## Job:
Search the listing below for the word "this" and copy each line that holds it.

## Listed records:

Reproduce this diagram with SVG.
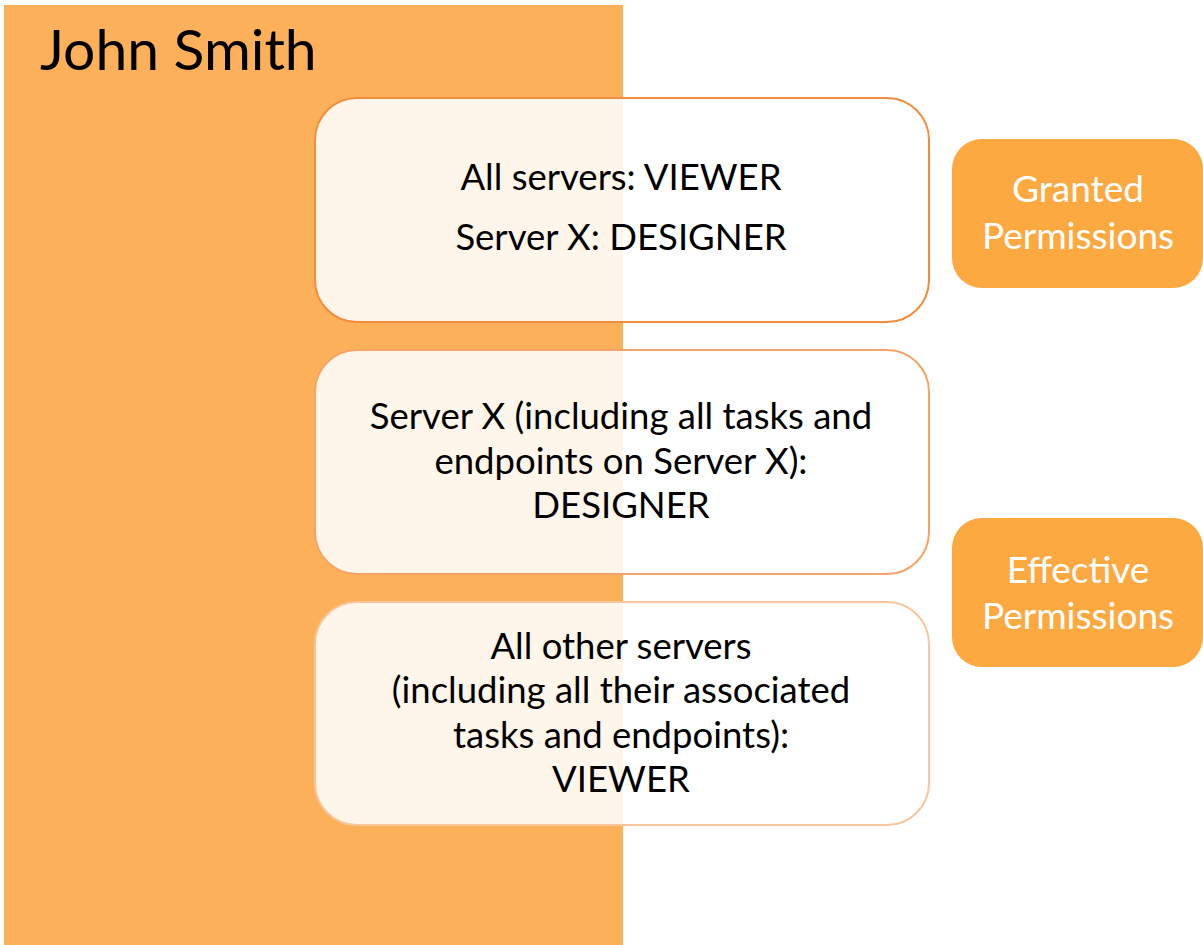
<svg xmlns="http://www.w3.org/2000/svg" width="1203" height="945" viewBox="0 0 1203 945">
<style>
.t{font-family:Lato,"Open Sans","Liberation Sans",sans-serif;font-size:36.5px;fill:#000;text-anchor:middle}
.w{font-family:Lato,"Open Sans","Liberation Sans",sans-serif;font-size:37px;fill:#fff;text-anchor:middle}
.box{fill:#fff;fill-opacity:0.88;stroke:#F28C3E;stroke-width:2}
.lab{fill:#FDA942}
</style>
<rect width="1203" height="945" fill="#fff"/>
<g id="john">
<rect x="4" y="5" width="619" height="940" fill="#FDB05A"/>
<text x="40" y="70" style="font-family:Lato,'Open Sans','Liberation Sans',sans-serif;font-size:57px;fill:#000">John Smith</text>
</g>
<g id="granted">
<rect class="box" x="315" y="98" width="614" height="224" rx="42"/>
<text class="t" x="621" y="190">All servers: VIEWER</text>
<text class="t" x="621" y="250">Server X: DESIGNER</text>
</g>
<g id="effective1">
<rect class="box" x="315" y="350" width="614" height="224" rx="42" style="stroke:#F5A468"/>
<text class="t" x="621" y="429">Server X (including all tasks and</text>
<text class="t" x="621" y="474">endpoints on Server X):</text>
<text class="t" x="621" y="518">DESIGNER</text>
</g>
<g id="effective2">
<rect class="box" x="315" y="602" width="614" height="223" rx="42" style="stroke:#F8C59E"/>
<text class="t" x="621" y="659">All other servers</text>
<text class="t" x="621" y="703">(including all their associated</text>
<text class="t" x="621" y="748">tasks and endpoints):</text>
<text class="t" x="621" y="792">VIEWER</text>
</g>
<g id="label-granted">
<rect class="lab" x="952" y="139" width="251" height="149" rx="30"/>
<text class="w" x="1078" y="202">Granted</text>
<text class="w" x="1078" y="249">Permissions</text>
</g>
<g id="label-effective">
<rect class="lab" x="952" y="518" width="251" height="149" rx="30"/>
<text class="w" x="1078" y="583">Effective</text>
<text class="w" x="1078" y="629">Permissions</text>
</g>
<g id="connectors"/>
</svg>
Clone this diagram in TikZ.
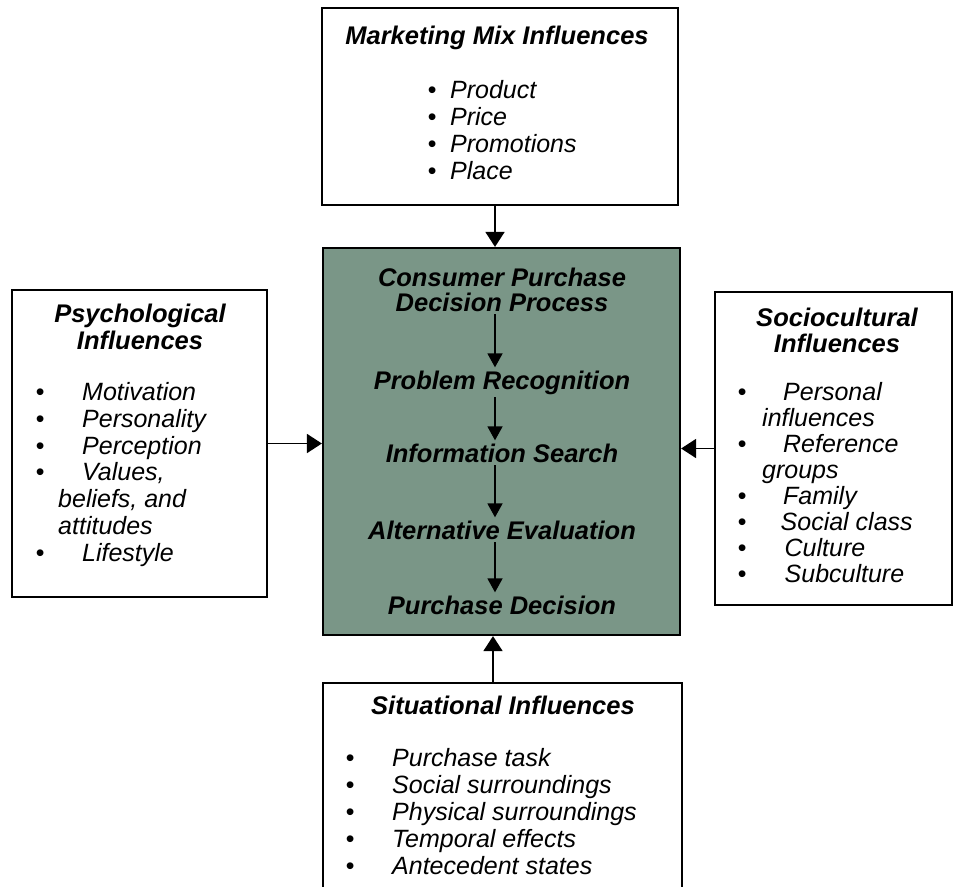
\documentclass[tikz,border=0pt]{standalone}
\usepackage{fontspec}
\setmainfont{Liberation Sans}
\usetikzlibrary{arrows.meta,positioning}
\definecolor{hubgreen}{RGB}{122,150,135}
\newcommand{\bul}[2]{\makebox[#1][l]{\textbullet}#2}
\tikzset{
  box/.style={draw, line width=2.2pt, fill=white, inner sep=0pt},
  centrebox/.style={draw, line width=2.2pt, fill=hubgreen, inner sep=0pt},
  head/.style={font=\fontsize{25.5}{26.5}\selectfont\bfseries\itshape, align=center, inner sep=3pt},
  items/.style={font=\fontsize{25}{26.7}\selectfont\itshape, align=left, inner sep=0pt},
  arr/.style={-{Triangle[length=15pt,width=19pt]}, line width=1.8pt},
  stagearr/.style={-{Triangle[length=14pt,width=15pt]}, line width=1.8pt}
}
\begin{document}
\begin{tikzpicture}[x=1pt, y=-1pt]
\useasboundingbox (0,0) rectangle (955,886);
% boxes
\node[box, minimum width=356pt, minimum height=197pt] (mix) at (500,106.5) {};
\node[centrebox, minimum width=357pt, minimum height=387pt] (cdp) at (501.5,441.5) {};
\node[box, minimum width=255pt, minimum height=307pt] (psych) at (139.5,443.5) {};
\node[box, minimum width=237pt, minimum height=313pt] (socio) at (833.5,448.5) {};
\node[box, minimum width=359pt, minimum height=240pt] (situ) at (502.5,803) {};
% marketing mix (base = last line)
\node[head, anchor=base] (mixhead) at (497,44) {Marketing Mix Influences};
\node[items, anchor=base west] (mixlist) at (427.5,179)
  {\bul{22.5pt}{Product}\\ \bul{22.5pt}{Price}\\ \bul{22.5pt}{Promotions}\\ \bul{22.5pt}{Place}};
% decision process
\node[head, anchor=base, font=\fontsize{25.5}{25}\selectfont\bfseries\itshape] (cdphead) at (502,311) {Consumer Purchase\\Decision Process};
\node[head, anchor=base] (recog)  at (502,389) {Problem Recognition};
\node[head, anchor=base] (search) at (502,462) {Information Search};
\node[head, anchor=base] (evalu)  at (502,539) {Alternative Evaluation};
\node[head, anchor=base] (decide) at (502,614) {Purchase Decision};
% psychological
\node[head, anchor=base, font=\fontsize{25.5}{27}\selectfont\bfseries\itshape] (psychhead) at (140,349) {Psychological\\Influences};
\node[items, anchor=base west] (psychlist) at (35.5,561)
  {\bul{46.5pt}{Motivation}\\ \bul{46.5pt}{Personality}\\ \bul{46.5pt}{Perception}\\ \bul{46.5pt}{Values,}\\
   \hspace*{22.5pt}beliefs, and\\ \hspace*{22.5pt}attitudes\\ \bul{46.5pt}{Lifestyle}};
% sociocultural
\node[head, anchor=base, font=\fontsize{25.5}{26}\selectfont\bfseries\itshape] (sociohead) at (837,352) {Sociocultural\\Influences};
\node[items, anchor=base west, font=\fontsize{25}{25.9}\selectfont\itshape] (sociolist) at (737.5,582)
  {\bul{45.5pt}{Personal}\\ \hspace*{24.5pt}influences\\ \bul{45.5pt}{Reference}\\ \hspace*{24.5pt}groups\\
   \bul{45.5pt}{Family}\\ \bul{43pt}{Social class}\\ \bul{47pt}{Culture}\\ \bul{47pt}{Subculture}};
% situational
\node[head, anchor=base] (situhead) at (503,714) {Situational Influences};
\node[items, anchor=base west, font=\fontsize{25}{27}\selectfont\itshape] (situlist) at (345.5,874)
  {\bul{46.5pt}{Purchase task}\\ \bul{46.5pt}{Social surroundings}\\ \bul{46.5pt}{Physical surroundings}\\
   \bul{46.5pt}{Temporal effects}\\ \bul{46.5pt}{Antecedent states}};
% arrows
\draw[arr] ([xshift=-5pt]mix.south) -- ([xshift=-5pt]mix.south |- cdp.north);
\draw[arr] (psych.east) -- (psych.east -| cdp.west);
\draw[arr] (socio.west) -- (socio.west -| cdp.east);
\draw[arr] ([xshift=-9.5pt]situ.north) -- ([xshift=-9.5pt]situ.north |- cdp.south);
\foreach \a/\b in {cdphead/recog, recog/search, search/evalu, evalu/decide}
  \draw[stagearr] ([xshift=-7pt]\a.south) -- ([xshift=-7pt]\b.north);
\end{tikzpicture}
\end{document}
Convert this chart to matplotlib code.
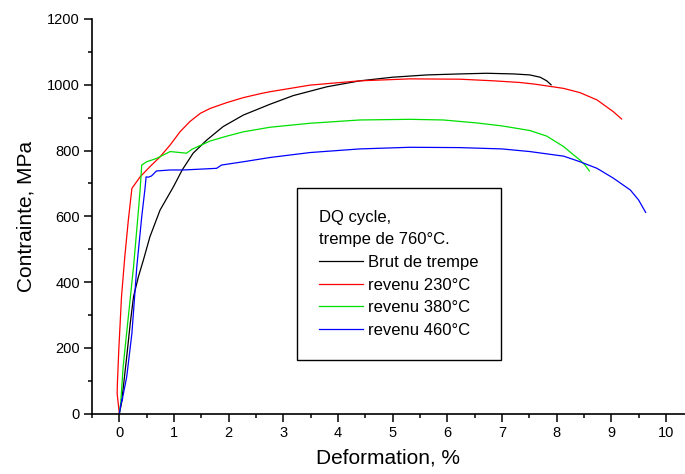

## Reply:
Reproduce this diagram with SVG.
Clone this diagram in TikZ.
Convert this chart to matplotlib code.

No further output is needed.